A study was recently undertaken to confirm if fecal transplants alleviated symptoms of IBS or irritated bowel syndrome as it is better known. This study stood out from all prior similar studies in the fact that the fecal transplant was obtained from a ‘super donor’.
‘Super donor’ was a term given to selected candidates who fulfilled certain criteria in this context. They were healthy, non-smokers, followed a well-balanced diet, were fed on breast milk, did not require medication on regular basis and had consumed antibiotics on very limited occasions. The fecal transplants from such donors appeared to have a positive impact on the gut microbiome of people with IBS.
The study involved undertaking a huge randomized double-blind placebo controlled trial. 164 patients afflicted with severe to moderate symptoms were chosen and all details of their symptoms were noted. Patients were randomly chosen to receive any one of the three solutions; the first included 30 grams comprising feces of their own self, the second included 30 grams of feces obtained from a super donor and the third included a similar solution but weighing 60 grams.

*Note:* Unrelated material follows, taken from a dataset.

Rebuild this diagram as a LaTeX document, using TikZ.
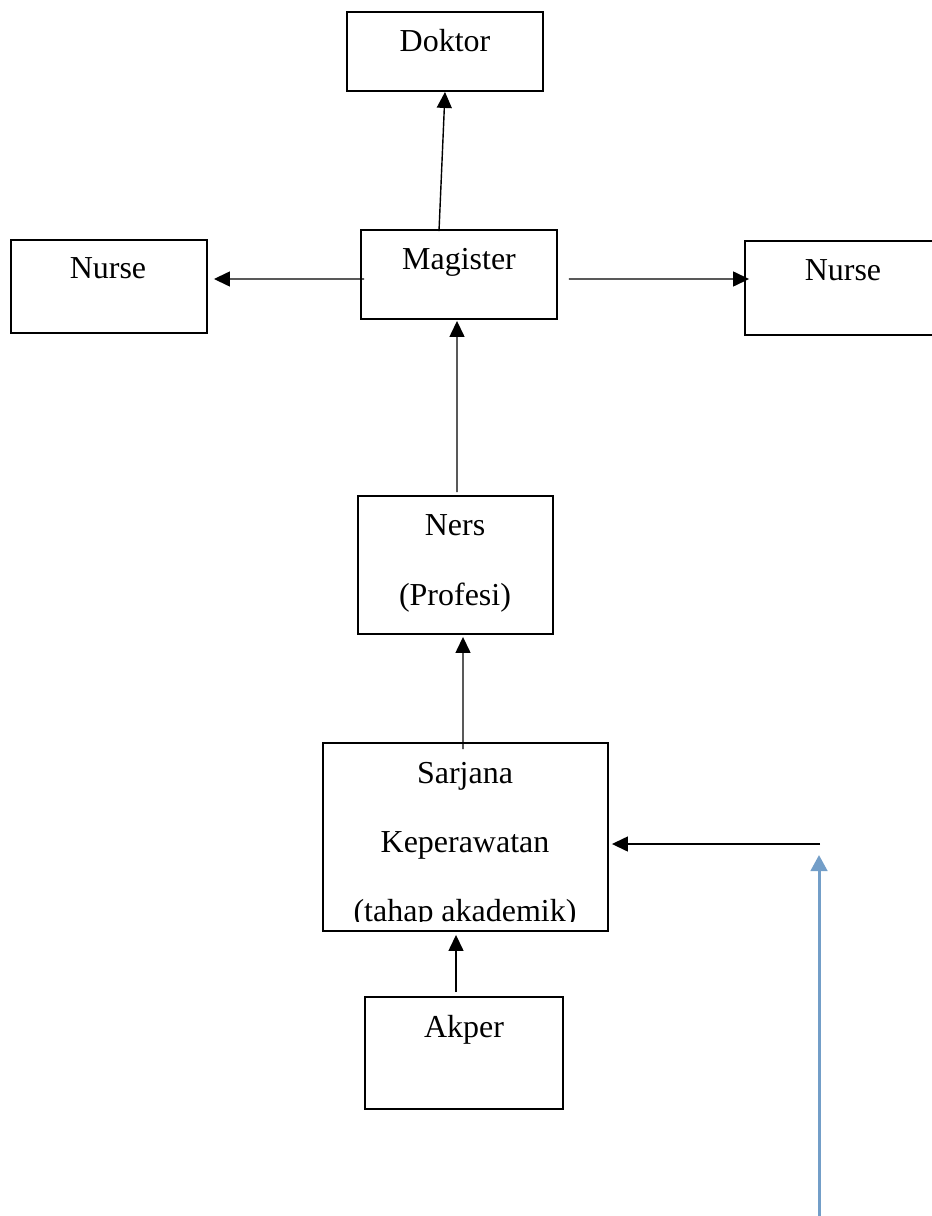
\documentclass[tikz,border=0pt]{standalone}
\usepackage{fontspec}
\setmainfont{Liberation Serif}
\usetikzlibrary{arrows.meta,calc}
\definecolor{birumuda}{RGB}{115,158,200}
\newcommand{\tx}{\fontsize{18.2pt}{22pt}\selectfont}

\begin{document}
\begin{tikzpicture}[x=0.02cm,y=-0.02cm,
    kotak/.style={draw,line width=1.1pt,inner sep=0pt},
    teks/.style={anchor=base,inner sep=0pt,font=\tx},
    panah/.style={line width=0.8pt,-{Triangle[length=0.32cm,width=0.3cm]}},
    panahbiru/.style={draw=birumuda,line width=1.7pt,-{Triangle[length=0.32cm,width=0.33cm]},birumuda}]
  \useasboundingbox (0,0) rectangle (931,1216);
  \node[kotak,minimum width=3.92cm,minimum height=1.58cm] (doktor)  at (445,  51.5) {};
  \node[kotak,minimum width=3.92cm,minimum height=1.78cm] (magister) at (459, 274.5) {};
  \node[kotak,minimum width=3.92cm,minimum height=1.86cm] (nurseL)  at (109, 286.5) {};
  \node[kotak,minimum width=3.92cm,minimum height=1.88cm] (nurseR)  at (843, 288  ) {};
  \node[kotak,minimum width=3.90cm,minimum height=2.76cm] (ners)    at (455.5,565 ) {};
  \node[kotak,minimum width=5.70cm,minimum height=3.76cm] (sarjana) at (465.5,837 ) {};
  \node[kotak,minimum width=3.96cm,minimum height=2.24cm] (akper)   at (464,1053  ) {};
  \node[teks] (t-doktor)   at (445,  52) {Doktor};
  \node[teks] (t-magister) at (459, 270) {Magister};
  \node[teks] (t-nurseL)   at (108, 279) {Nurse};
  \node[teks] (t-nurseR)   at (843, 281) {Nurse};
  \node[teks] (t-ners)     at (455, 535) {Ners};
  \node[teks] (t-profesi)  at (455, 605) {(Profesi)};
  \node[teks] (t-sarjana)  at (465, 783) {Sarjana};
  \node[teks] (t-kep)      at (465, 852) {Keperawatan};
  \begin{scope}
    \clip (323,743) rectangle (608,921);
    \node[teks] (t-tahap)  at (465, 921) {(tahap akademik)};
  \end{scope}
  \node[teks] (t-akper)    at (464,1037) {Akper};
  \coordinate (belok)      at (820, 844);
  \coordinate (birubawah)  at (819,1216);
  \coordinate (biruatas)   at (819, 855);
  \draw[panah] ($(magister.north)+(-20,  2  )$) -- (doktor.south);
  \draw[panah] ($(magister.west) +(  4,  4.5)$) -- ($(nurseL.east)+( 6,-7.5)$);
  \draw[panah] ($(magister.east) +( 11,  4.5)$) -- ($(nurseR.west)+( 5,-9  )$);
  \draw[panah] ($(ners.north)    +(1.5, -3  )$) -- ($(magister.south)+(-2,1)$);
  \draw[panah] ($(sarjana.north) +(-2.5, 7  )$) -- ($(ners.south)+(7.5,2)$);
  \draw[panah] ($(akper.north)   +( -8, -4  )$) -- ($(sarjana.south)+(-9.5,3)$);
  \draw[panah] (belok) -- ($(sarjana.east)+(3,7)$);
  \draw[panahbiru] (birubawah) -- (biruatas);
\end{tikzpicture}
\end{document}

Patients were checked for their symptoms on completion of three months. 23.6% of the placebo group disclosed moderate level improvement in symptoms, while percentage of people reporting moderate improvement levels in the higher dosage group and lower dosage group stood at 89.1% and 76.9% respectively.
Additionally remission of symptoms was observed in about 47.3% of patients in higher dosage group and corresponding percentage for the lower dosage group stood at 35.2% and touched 5.5% for the placebo group.
The researchers checked again for the symptoms after completion of a year. The positive improvements remained in almost 95% of the patients who had responded earlier. Though the findings were heartening, identifying a super donor definitely posed a problem, opined experts. This was because there was no difference in the microbiome of healthy people and those afflicted with IBS.